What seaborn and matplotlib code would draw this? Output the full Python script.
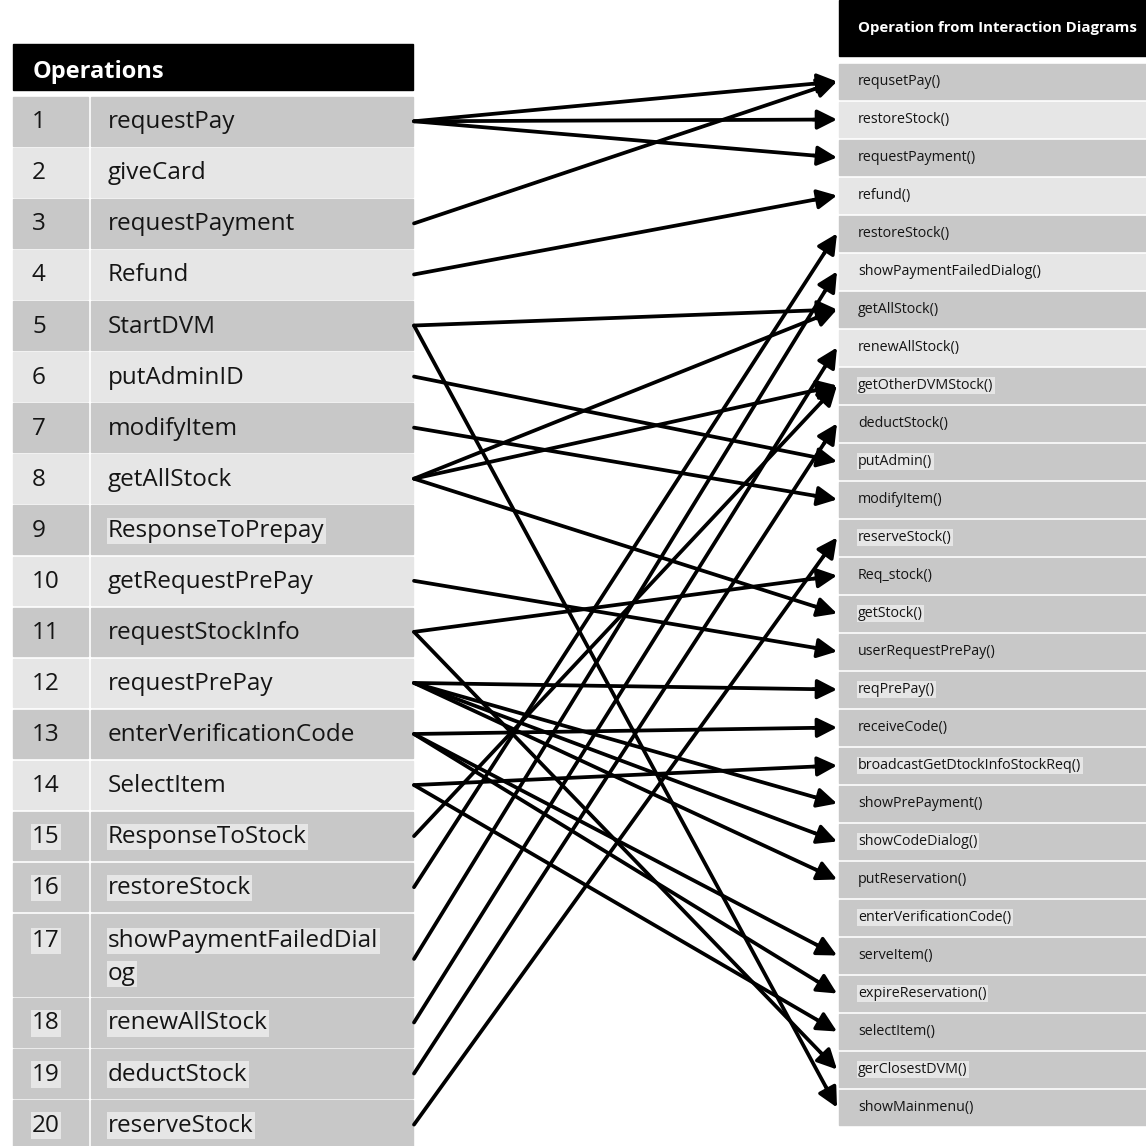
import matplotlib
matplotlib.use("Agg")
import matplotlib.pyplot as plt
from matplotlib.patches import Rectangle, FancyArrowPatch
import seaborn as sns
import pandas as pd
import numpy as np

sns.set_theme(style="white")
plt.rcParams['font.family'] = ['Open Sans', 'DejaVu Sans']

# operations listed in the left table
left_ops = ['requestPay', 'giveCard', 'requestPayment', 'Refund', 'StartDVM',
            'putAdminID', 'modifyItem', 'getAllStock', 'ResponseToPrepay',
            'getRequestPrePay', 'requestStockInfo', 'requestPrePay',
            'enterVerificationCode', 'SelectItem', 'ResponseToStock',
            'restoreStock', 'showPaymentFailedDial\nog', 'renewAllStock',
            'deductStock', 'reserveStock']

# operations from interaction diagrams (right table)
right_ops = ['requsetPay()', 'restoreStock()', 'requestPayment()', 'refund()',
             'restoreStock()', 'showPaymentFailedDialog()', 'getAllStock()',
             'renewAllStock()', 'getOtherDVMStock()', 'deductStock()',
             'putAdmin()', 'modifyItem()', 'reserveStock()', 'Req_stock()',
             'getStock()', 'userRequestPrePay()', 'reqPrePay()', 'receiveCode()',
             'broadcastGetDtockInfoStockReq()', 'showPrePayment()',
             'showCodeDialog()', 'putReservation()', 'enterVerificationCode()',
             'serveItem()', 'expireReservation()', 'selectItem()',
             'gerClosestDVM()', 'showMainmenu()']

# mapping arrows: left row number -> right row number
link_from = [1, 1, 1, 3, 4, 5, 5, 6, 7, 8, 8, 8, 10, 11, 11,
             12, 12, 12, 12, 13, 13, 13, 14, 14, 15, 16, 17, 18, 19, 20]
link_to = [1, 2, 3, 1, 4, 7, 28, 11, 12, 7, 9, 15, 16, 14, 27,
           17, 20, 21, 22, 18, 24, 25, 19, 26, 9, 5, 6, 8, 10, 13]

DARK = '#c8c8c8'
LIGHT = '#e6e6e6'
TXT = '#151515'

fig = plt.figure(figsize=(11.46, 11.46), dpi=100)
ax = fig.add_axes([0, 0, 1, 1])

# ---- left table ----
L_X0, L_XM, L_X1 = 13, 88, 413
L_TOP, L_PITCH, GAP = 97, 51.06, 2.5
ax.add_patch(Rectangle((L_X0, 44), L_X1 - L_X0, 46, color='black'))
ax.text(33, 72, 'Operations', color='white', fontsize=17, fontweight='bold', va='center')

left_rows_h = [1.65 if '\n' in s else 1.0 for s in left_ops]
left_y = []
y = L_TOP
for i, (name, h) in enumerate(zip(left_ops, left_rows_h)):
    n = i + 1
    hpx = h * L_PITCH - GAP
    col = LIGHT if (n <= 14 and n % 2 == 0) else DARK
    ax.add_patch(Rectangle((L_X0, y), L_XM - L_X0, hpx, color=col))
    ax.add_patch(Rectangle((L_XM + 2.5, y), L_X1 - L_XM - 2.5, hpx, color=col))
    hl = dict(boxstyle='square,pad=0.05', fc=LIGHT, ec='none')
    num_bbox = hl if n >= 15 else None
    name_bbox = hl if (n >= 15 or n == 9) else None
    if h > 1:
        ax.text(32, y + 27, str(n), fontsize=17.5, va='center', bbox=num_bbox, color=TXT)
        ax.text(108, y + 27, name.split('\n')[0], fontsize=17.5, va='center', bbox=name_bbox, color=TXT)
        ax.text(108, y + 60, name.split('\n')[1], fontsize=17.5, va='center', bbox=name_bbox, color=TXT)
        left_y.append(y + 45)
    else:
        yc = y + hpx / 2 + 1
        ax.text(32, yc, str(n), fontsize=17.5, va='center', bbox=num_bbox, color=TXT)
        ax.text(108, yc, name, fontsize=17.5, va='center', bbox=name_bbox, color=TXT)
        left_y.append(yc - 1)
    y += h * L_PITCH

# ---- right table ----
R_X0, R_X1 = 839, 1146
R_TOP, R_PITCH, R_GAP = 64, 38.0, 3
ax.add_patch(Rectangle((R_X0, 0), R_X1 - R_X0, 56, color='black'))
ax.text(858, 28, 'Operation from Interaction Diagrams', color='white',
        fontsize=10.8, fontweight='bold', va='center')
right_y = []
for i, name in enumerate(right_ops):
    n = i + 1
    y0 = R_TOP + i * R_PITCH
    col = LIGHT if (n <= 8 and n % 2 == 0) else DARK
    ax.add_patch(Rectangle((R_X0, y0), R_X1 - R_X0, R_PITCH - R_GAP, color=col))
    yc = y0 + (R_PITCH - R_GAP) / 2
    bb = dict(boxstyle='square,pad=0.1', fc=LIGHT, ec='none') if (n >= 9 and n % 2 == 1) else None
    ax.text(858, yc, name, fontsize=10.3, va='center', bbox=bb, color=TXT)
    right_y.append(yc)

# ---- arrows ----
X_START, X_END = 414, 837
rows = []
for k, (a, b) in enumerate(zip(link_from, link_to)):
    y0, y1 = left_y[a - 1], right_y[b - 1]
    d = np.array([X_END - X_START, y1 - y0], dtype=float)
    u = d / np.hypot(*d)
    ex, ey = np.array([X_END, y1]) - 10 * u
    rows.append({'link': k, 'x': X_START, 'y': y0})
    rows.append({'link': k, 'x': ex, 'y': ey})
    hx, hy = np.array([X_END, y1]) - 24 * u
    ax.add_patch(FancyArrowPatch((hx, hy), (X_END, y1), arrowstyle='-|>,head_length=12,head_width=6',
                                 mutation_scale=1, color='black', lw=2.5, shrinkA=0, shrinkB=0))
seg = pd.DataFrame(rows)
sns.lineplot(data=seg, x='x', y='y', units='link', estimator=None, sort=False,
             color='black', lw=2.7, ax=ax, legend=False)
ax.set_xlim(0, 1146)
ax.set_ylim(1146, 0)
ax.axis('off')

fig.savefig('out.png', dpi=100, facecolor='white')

◆ Exercise prompt: Give back exactly the lines from the first line of the data through the line with "import numpy as np", pictures excluded.

◆ Output for this exercise:
What seaborn and matplotlib code would draw this? Output the full Python script.
import matplotlib
matplotlib.use("Agg")
import matplotlib.pyplot as plt
from matplotlib.patches import Rectangle, FancyArrowPatch
import seaborn as sns
import pandas as pd
import numpy as np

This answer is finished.